Tuttavia anche la rinascita non dà molta soddisfazione, nel caso dovessi rinascere disgraziato, o semplicemente antipatico, come una mia zia che ho sempre evitato, dovessi diventare mia zia, perfido e malefico com’era lei. È morta da un po’ di anni, quindi il posto è vuoto, preferirei diventare un verme o una zecca, piuttosto che quella mia zia; la quale nel frattempo chissà cosa è diventata, spero un pollo d’allevamento, che è peggio dell’inferno, e se lo merita, pigiata in una stia, con altre zie perfide uguali, a beccarsi e spennarsi a vicenda, tirate su a ormoni, ogni tanto avranno lampi di memoria di quand’erano zie nel consorzio umano e, pur con la mente del pollo, capiranno il male e le perfidie che hanno fatto.

C’è anche chi ha pensato alla fama come forma di sopravvivenza. Uno muore ma resta la fama, ed è un po’ come se non morisse. La forma più tangibile è una statua, un busto. Ad esempio sei stato un condottiero, sei stato Bartolomeo Colleoni e ti hanno fatto la statua, a Venezia. Sì, un briciolo di soddisfazione c’è, peccato che il Colleoni non se la possa godere, a godere casomai sono i turisti che la fotografano. La gloria, la fama in realtà è aria fritta, è come il nome dato a una via, se la via è lunga significa che la fama è maggiore, se è un vicoletto è perfino un’umiliazione. La fama è disposta gerarchicamente, già è una cosa spiacevole anche in vita questa graduatoria tra gli esseri umani; pensare che continui anche dopo è deprimente. E poi la maggioranza non ha fama, se non la minima fama in famiglia, supportata dall’album di fotografie, che ingialliscono, sbiadiscono, vanno perse, e anche quel po’ di memoria va persa con loro.

Ci sono altre forme di sopravvivenza? Forse l’unica appena un po’ veritiera è un libro scritto, meglio di tutto una raccolta poetica o un romanzo. Nelle parole scritte l’autore riversa la propria anima, che si riattiva ed entra in colloquio con chi legge. Un libro continua ad essere una persona che parla e racconta, la sua mente si salva, anche se il corpo se n’è già andato. Forse. E dico che forse questo riguarda tutte quelle opere in cui un autore ci mette l’anima; forse più in generale sono le opere d’arte che fanno restare in vita, anche se una forma di vita diversa.

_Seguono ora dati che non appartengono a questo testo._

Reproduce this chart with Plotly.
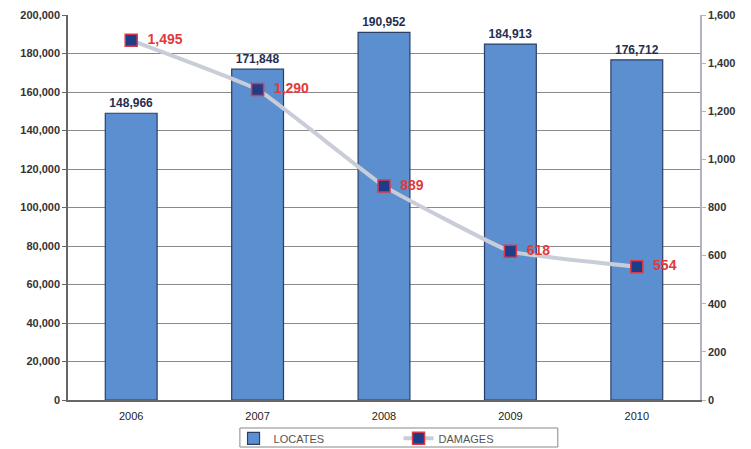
import plotly.graph_objects as go

years = ["2006", "2007", "2008", "2009", "2010"]
locates = [148966, 171848, 190952, 184913, 176712]
damages = [1495, 1290, 889, 618, 554]

fig = go.Figure()
fig.add_trace(go.Bar(
    x=years, y=locates, name="LOCATES",
    marker=dict(color="#5b8fd0", line=dict(color="#2a3f66", width=1.2)),
    width=0.41,
    text=[f"{v:,}" for v in locates], textposition="outside",
    textfont=dict(family="Liberation Sans", size=12, color="#1f2f4f", weight="bold"),
    cliponaxis=False,
))
fig.add_trace(go.Scatter(
    x=years, y=damages, name="DAMAGES", yaxis="y2",
    mode="lines+markers+text",
    line=dict(color="#c9cdd8", width=4, shape="spline", smoothing=0.3),
    marker=dict(symbol="square", size=12, color="#1f3c88", line=dict(color="#d83a4a", width=1.5)),
    text=[f"  {v:,}" for v in damages], textposition="middle right",
    textfont=dict(family="Liberation Sans", size=14, color="#e23a3a", weight="bold"),
    cliponaxis=False,
))

fig.update_layout(
    width=751, height=449,
    margin=dict(l=68, r=51, t=15, b=49, autoexpand=False),
    paper_bgcolor="white", plot_bgcolor="white",
    font=dict(family="Liberation Sans", size=11, color="#333333"),
    xaxis=dict(showline=True, linecolor="#666666", linewidth=1.5, ticks="",
               ticklabelstandoff=5,
               tickfont=dict(size=11, color="#222222")),
    yaxis=dict(range=[0, 200000], dtick=20000, tickformat=",", showgrid=True,
               gridcolor="#8a8a8a", gridwidth=1, showline=True, linecolor="#666666",
               linewidth=1.5, ticks="outside", ticklen=4, tickcolor="#666666",
               tickfont=dict(size=11, color="#333333", weight="bold"), zeroline=False),
    yaxis2=dict(range=[0, 1600], dtick=200, tickformat=",", overlaying="y", side="right",
                showgrid=False, showline=True, linecolor="#b0b4c0", linewidth=1.5,
                ticks="outside", ticklen=4, tickcolor="#b0b4c0",
                tickfont=dict(size=11, color="#333333", weight="bold"), zeroline=False),
    legend=dict(orientation="h", x=0.523, xanchor="center", y=-0.062, yanchor="top",
                borderwidth=0, bgcolor="rgba(0,0,0,0)",
                font=dict(size=11, color="#555555"), entrywidth=120, entrywidthmode="pixels",
                tracegroupgap=0),
    shapes=[dict(type="rect", xref="paper", yref="paper",
                 x0=0.272, x1=0.775, y0=-0.1221, y1=-0.0727,
                 line=dict(color="#888888", width=1), fillcolor="rgba(0,0,0,0)")],
    showlegend=True,
)

fig.write_html("out.html", post_script="document.body.style.margin='0';",
               config={"displayModeBar": False})
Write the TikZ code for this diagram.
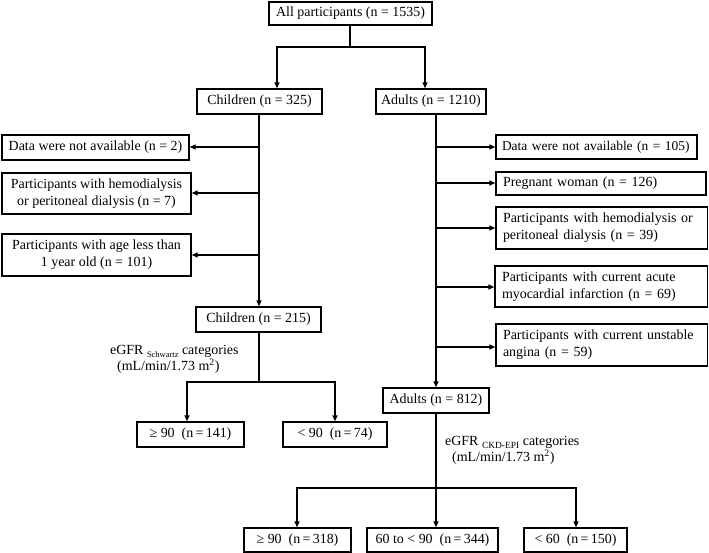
\documentclass[tikz,border=0pt]{standalone}
\usepackage{fontspec}
\setmainfont{Liberation Serif}
\usetikzlibrary{arrows.meta}
\begin{document}
\begin{tikzpicture}[x=1bp,y=-1bp,
  every node/.style={font=\fontsize{14}{17}\selectfont},
  box/.style={draw, line width=1.3bp, inner sep=0pt, align=center},
  rbox/.style={draw, line width=1.3bp, inner xsep=7bp, inner ysep=0pt, align=left},
  lbl/.style={inner sep=0pt, align=left, anchor=north west, font=\fontsize{14}{16}\selectfont},
  conn/.style={line width=1.3bp},
  arr/.style={conn, -{Triangle[length=6bp,width=5bp]}}]
\useasboundingbox (0,0) rectangle (709,553);
% nodes
\node[box, minimum width=163bp, minimum height=23bp] (all) at (350.5,13.5) {All participants (n = 1535)};
\node[box, minimum width=125bp, minimum height=25bp] (ch325) at (259.5,101.5) {Children (n = 325)};
\node[box, minimum width=110bp, minimum height=25bp] (ad1210) at (431,101.5) {Adults (n = 1210)};
\node[box, minimum width=187bp, minimum height=25bp] (L1) at (95.5,147.5) {Data were not available (n = 2)};
\node[box, minimum width=189bp, minimum height=41bp] (L2) at (96.5,193.5) {Participants with hemodialysis\\or peritoneal dialysis (n = 7)};
\node[box, minimum width=189bp, minimum height=42bp] (L3) at (96.5,255) {Participants with age less than\\1 year old (n = 101)};
\node[box, minimum width=125bp, minimum height=25bp] (ch215) at (258.5,319.5) {Children (n = 215)};
\node[box, minimum width=107bp, minimum height=25bp] (c1) at (190.5,434.5) {≥ 90\ \ (n\,=\,141)};
\node[box, minimum width=104bp, minimum height=25bp] (c2) at (335,434.5) {< 90\ \ (n\,=\,74)};
\node[rbox, inner xsep=6bp, text width=189bp, minimum height=24bp, font=\fontsize{13.5}{17}\selectfont] (R1) at (596.5,147) {\mbox{Data were not available (n = 105)}};
\node[rbox, text width=196bp, minimum height=23bp] (R2) at (601,183.5) {\mbox{Pregnant woman (n = 126)}};
\node[rbox, text width=197.5bp, minimum height=42bp] (R3) at (601.75,228) {\mbox{Participants with hemodialysis or}\\\mbox{peritoneal dialysis (n = 39)}};
\node[rbox, text width=198.5bp, minimum height=41bp] (R4) at (601.25,286.5) {\mbox{Participants with current acute}\\\mbox{myocardial infarction (n = 69)}};
\node[rbox, text width=197.5bp, minimum height=42bp] (R5) at (601.75,345) {\mbox{Participants with current unstable}\\\mbox{angina (n = 59)}};
\node[box, minimum width=106bp, minimum height=25bp] (ad812) at (436,400.5) {Adults (n = 812)};
\node[box, minimum width=107bp, minimum height=24bp] (b1) at (297.5,540) {≥ 90\ \ (n\,=\,318)};
\node[box, minimum width=131bp, minimum height=24bp] (b2) at (432.5,540) {60 to < 90\ \ (n\,=\,344)};
\node[box, minimum width=103bp, minimum height=24bp] (b3) at (575.5,540) {< 60\ \ (n\,=\,150)};
% labels
\node[lbl] (lab1) at (110,345.5) {eGFR \raisebox{-0.35ex}{\fontsize{8.5}{9}\selectfont Schwartz} categories\\\hspace{7bp}(mL/min/1.73 m\textsuperscript{2})};
\node[lbl] (lab2) at (445,436.5) {eGFR \raisebox{-0.35ex}{\fontsize{9.5}{10}\selectfont CKD-EPI} categories\\\hspace{7bp}(mL/min/1.73 m\textsuperscript{2})};
% junctions
\coordinate (j1) at (350,47);
\coordinate (jL1) at (259,147);
\coordinate (jL2) at (259,193);
\coordinate (jL3) at (259,255);
\coordinate (j2) at (259,382);
\coordinate (jR1) at (436,147);
\coordinate (jR2) at (436,183);
\coordinate (jR3) at (436,228);
\coordinate (jR4) at (436,287);
\coordinate (jR5) at (436,347);
\coordinate (j3) at (436,488);
% connectors
\draw[conn] (all.south -| j1) -- (j1);
\draw[arr] (j1) -| (277,0 |- ch325.north);
\draw[arr] (j1) -| (425,0 |- ad1210.north);
\draw[arr] (259,0 |- ch325.south) -- (259,0 |- ch215.north);
\draw[arr] (jL1) -- (L1.east |- jL1);
\draw[arr] (jL2) -- (L2.east |- jL2);
\draw[arr] (jL3) -- (L3.east |- jL3);
\draw[conn] (259,0 |- ch215.south) -- (j2);
\draw[arr] (j2) -| (187,0 |- c1.north);
\draw[arr] (j2) -| (335,0 |- c2.north);
\draw[arr] (436,0 |- ad1210.south) -- (ad812.north);
\draw[arr] (jR1) -- (R1.west |- jR1);
\draw[arr] (jR2) -- (R2.west |- jR2);
\draw[arr] (jR3) -- (R3.west |- jR3);
\draw[arr] (jR4) -- (R4.west |- jR4);
\draw[arr] (jR5) -- (R5.west |- jR5);
\draw[conn] (ad812.south) -- (j3);
\draw[arr] (j3) -| (297,0 |- b1.north);
\draw[arr] (j3) -- (436,0 |- b2.north);
\draw[arr] (j3) -| (576,0 |- b3.north);
\end{tikzpicture}
\end{document}
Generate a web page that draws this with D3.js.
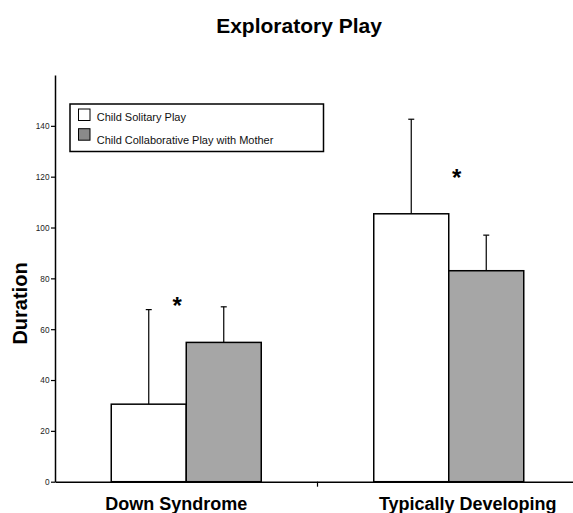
<!DOCTYPE html>
<html>
<head>
<meta charset="utf-8">
<script src="https://cdn.jsdelivr.net/npm/d3@7"></script>
<style>
  body { margin: 0; background: #fff; }
  svg { display: block; font-family: Arial, "Liberation Sans", sans-serif; }
</style>
</head>
<body>
<svg id="chart" width="573" height="513"></svg>
<script>
const groups = ["Down Syndrome", "Typically Developing"];
const seriesNames = ["Child Solitary Play", "Child Collaborative Play with Mother"];
const solitaryMeans = [30.5, 105.4];
const collaborativeMeans = [54.8, 83.0];
const solitaryErrors = [37.2, 37.2];
const collaborativeErrors = [14.0, 14.0];
const yTicks = [0, 20, 40, 60, 80, 100, 120, 140];
const starValues = [71.6, 122];
const colors = ["#ffffff", "#a6a6a6"];
const legendColors = ["#ffffff", "#8a8a8a"];

const svg = d3.select("#chart");
const W = 573, H = 513;

const x = d3.scaleBand().domain(groups).range([55, 580]).paddingInner(0).paddingOuter(0);
const xs = d3.scaleBand().domain(seriesNames).range([0, x.bandwidth()]).paddingInner(0).paddingOuter(0.75);
const y = d3.scaleLinear().domain([0, 160]).range([481.7, 75]);

const rows = [];
groups.forEach((g, i) => {
  rows.push({ g, s: seriesNames[0], v: solitaryMeans[i], e: solitaryErrors[i], c: colors[0] });
  rows.push({ g, s: seriesNames[1], v: collaborativeMeans[i], e: collaborativeErrors[i], c: colors[1] });
});

// Title
svg.append("text").attr("x", 299).attr("y", 33).attr("text-anchor", "middle")
  .attr("font-size", 21).attr("font-weight", "bold").text("Exploratory Play");

// Error bars (behind bars)
const eb = svg.append("g").attr("stroke", "#000").attr("stroke-width", 1.2);
rows.forEach(d => {
  const cx = x(d.g) + xs(d.s) + xs.bandwidth() / 2;
  eb.append("line").attr("x1", cx).attr("x2", cx).attr("y1", y(d.v)).attr("y2", y(d.v + d.e));
  eb.append("line").attr("x1", cx - 3).attr("x2", cx + 3).attr("y1", y(d.v + d.e)).attr("y2", y(d.v + d.e));
});

// Bars
svg.append("g").selectAll("rect").data(rows).join("rect")
  .attr("x", d => x(d.g) + xs(d.s))
  .attr("y", d => y(d.v))
  .attr("width", xs.bandwidth())
  .attr("height", d => y(0) - y(d.v))
  .attr("fill", d => d.c)
  .attr("stroke", "#000")
  .attr("stroke-width", 1.5);

// Y axis
const yAxis = svg.append("g").attr("transform", "translate(55,0)")
  .call(d3.axisLeft(y).tickValues(yTicks).tickSize(4).tickSizeOuter(0).tickPadding(2));
yAxis.select(".domain").attr("stroke", "#000").attr("stroke-width", 1.5);
yAxis.selectAll(".tick line").attr("stroke", "#000").attr("stroke-width", 1.2);
yAxis.selectAll(".tick text").attr("font-size", 9).attr("fill", "#222")
  .attr("font-family", "Arial, 'Liberation Sans', sans-serif")
  .attr("transform", "scale(0.92,1)");

// X axis
const xAxis = svg.append("g").attr("transform", `translate(0,${y(0)})`)
  .call(d3.axisBottom(x).tickSize(0).tickSizeOuter(0).tickFormat(""));
xAxis.select(".domain").attr("stroke", "#000").attr("stroke-width", 1.5);
xAxis.selectAll(".tick").remove();
xAxis.selectAll(".sep").data(groups.slice(1)).join("line")
  .attr("class", "sep")
  .attr("x1", d => x(d)).attr("x2", d => x(d))
  .attr("y1", 0).attr("y2", 5)
  .attr("stroke", "#000").attr("stroke-width", 1.2);

// X labels
const labelOffsets = [-10, 19];
svg.append("g").selectAll("text").data(groups).join("text")
  .attr("x", (d, i) => x(d) + x.bandwidth() / 2 + labelOffsets[i])
  .attr("y", 510)
  .attr("text-anchor", "middle")
  .attr("font-size", 18).attr("font-weight", "bold")
  .text(d => d);

// Y label
svg.append("text").attr("transform", "translate(27,303.5) rotate(-90)")
  .attr("text-anchor", "middle").attr("font-size", 20).attr("font-weight", "bold")
  .text("Duration");

// Asterisks
const starOffsets = [-9, 8];
svg.append("g").selectAll("text").data(groups).join("text")
  .attr("x", (d, i) => x(d) + x.bandwidth() / 2 + starOffsets[i])
  .attr("y", (d, i) => y(starValues[i]) + 14)
  .attr("text-anchor", "middle")
  .attr("font-size", 24).attr("font-weight", "bold")
  .text("*");

// Legend
const lg = svg.append("g");
lg.append("rect").attr("x", 70).attr("y", 104).attr("width", 253.5).attr("height", 47.5)
  .attr("fill", "#fff").attr("stroke", "#000").attr("stroke-width", 1.5);
seriesNames.forEach((s, i) => {
  lg.append("rect").attr("x", 78.5).attr("y", 109 + i * 19.7).attr("width", 11.5).attr("height", 11.5)
    .attr("fill", legendColors[i]).attr("stroke", "#000").attr("stroke-width", 1);
  lg.append("text").attr("x", 96.7).attr("y", 120.7 + i * 23.3)
    .attr("font-size", 11).attr("fill", "#111").text(s);
});
</script>
</body>
</html>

Ho sempre pensato che la libreria che ho in casa sia una riserva di anime vive, che posso prendere, fare sedere con me sul divano, comodi, in intimità, e parlarci. Anche per lui dev’essere una soddisfazione, continuare a discorrere e a passarmi i suoi sentimenti. La libreria è un piccolo aldilà, anzi un piccolo limbo che ospito.

Quindi, riassumendo, l’aldilà in cui si sopravvive è sparso in tante case, con accumuli densi di anime nelle biblioteche, ma anche nelle collezioni d’arte e nelle architetture delle città.

Perciò non si disperi, con i defunti continuiamo a viverci. E i defunti che non hanno lasciato opere d’arte? Beh, questi continuano ad aggirarsi per un po’ nei dintorni, tante cose continuano a parlare per loro, perché l’anima impregna gli oggetti e fa fatica ad evaporare. Poi anche gli oggetti arrugginiscono, o finiscono venduti a un antiquario e non parlano più.

Il defunto anche lui si allontana, non ha più agganci, svanisce. Ma il fatto che per un po’ perduri, e che nei libri alcuni durino secoli, qualcuno millenni, è solo ed esclusivamente dell’uomo. A quanto io sappia le formiche, anche le più civilizzate, non hanno un simile soggiorno nell’aldilà, e d’altronde non leggono, non dipingono. A meno che, come qualcuno ha detto, un formicaio non sia un animale unico, nel qual caso vive in eterno, salvo incidenti. Chissà che anche noi non siamo un solo animale, il cui legame cellulare sono le parole, e che vive come un muschio speciale alla superficie di questo pianeta.